+++ Records shown +++

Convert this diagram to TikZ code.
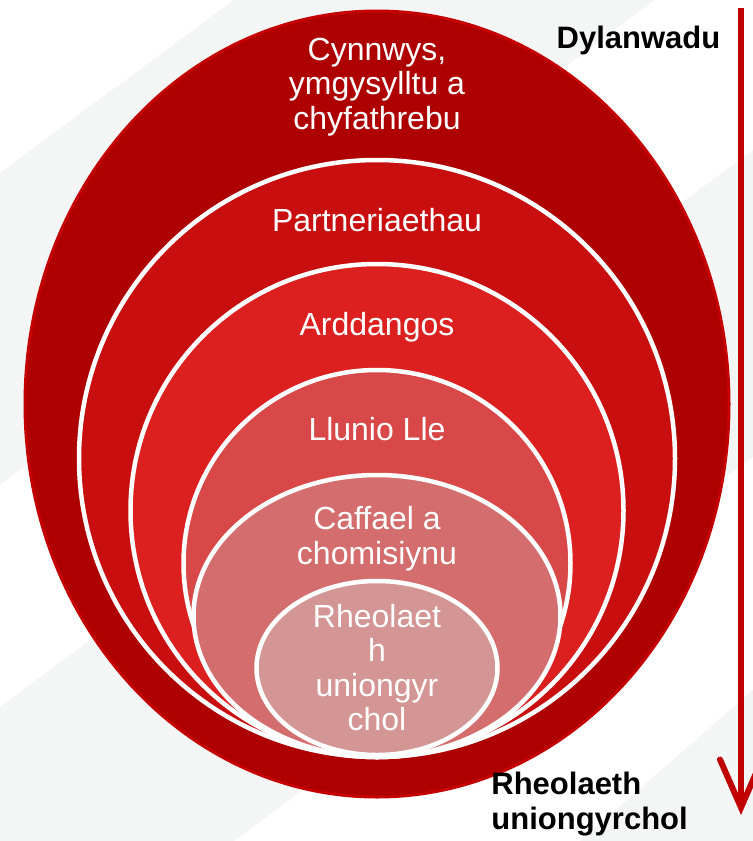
\documentclass[tikz,border=0pt]{standalone}
\usepackage{fontspec}
\setmainfont{Liberation Sans}
\usepackage{tikz}
\usetikzlibrary{arrows.meta}
\definecolor{bandgray}{RGB}{244,246,246}
\definecolor{ringedge}{RGB}{196,0,0}
\definecolor{ringA}{RGB}{175,0,0}
\definecolor{ringB}{RGB}{200,14,14}
\definecolor{ringC}{RGB}{220,31,31}
\definecolor{ringD}{RGB}{216,72,72}
\definecolor{ringE}{RGB}{212,110,110}
\definecolor{ringF}{RGB}{212,149,149}
\definecolor{arrowred}{RGB}{192,0,0}

\begin{document}
\begin{tikzpicture}[x=0.5pt, y=-0.5pt,
    ring/.style={draw=white, line width=2.25pt},
    lbl/.style={text=white, align=center, inner sep=0pt, font=\fontsize{16}{17.2}\selectfont},
    side/.style={text=black, inner sep=0pt, font=\fontsize{15.5}{17.5}\selectfont\bfseries}]
        \useasboundingbox (0,0) rectangle (753,841);
        \fill[white] (0,0) rectangle (753,841);
        % faint diagonal bands behind
        \fill[bandgray] (0,173) -- (234,0) -- (655,0) -- (0,485) -- cycle;
        \fill[bandgray] (0,707) -- (753,150) -- (753,457) -- (234,841) -- (0,841) -- cycle;
        \fill[bandgray] (580,841) -- (753,690) -- (753,841) -- cycle;
        % nested rings
        \draw[line width=1.5pt, draw=ringedge, fill=ringA] (377,404) ellipse [x radius=352, y radius=393];
        \draw[ring, fill=ringB] (377,458.5) ellipse [x radius=298, y radius=298.5];
        \draw[ring, fill=ringC] (377,510.5) ellipse [x radius=246.5, y radius=246.5];
        \draw[ring, fill=ringD] (377,563.5) ellipse [x radius=193.5, y radius=193.5];
        \draw[ring, fill=ringE] (377,616) ellipse [x radius=183.5, y radius=141];
        \draw[ring, fill=ringF] (377,668) ellipse [x radius=120.5, y radius=87];
        \node[lbl] (content) at (377,86.9) {Cynnwys,\\ymgysylltu a\\chyfathrebu};
        \node[lbl] (partner) at (377,220.3) {Partneriaethau};
        \node[lbl] (demo) at (377,327) {Arddangos};
        \node[lbl] (place) at (377,429.3) {Llunio Lle};
        \node[lbl] (procure) at (377,538.6) {Caffael a\\chomisiynu};
        \node[lbl] (direct) at (377,667.5) {Rheolaet\\h\\uniongyr\\chol};
        \node[side] (influence) at (638.5,40) {Dylanwadu};
        \node[side, anchor=west, align=left] (control) at (491,804.5) {Rheolaeth\\uniongyrchol};
        \coordinate (arrowtop) at (741,8);
        \coordinate (arrowtip) at (741,815);
        \draw[line width=3pt, arrowred, -{Straight Barb[length=24pt, width=21pt, line cap=round]}] (arrowtop) -- (arrowtip);
      \end{tikzpicture}
\end{document}
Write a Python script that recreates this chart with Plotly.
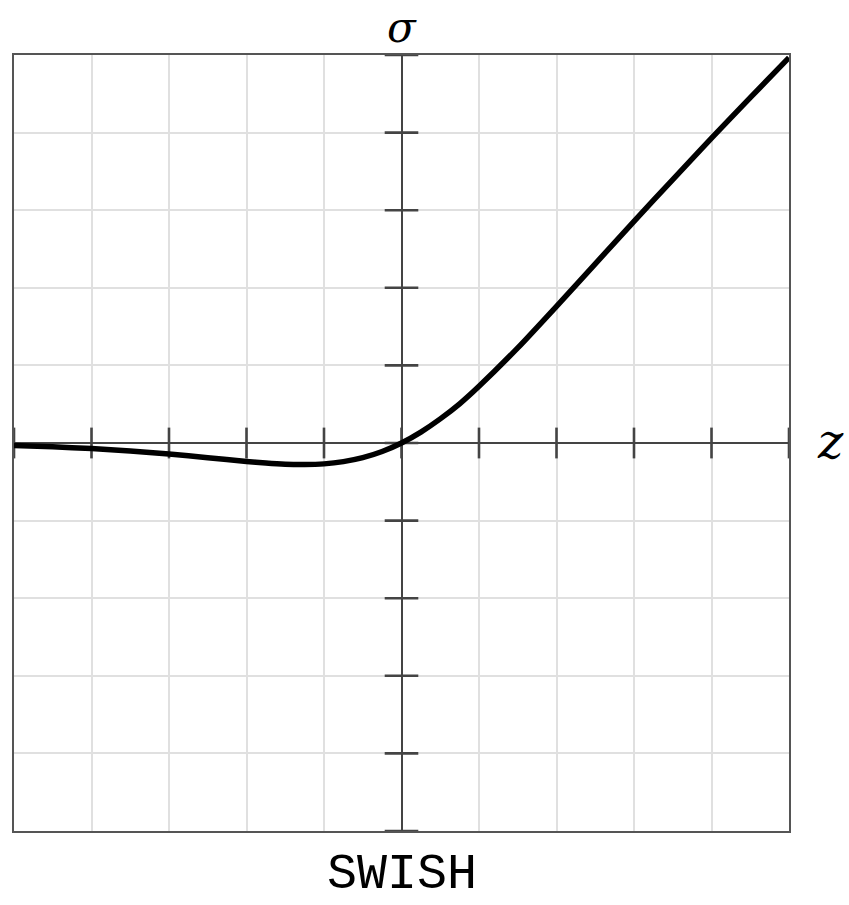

+++

Given request:
From the entries above, copy out every line where the string "this" appears.

Exercise solution:
Convert this diagram to TikZ code.
Write a Python script that recreates this chart with Plotly.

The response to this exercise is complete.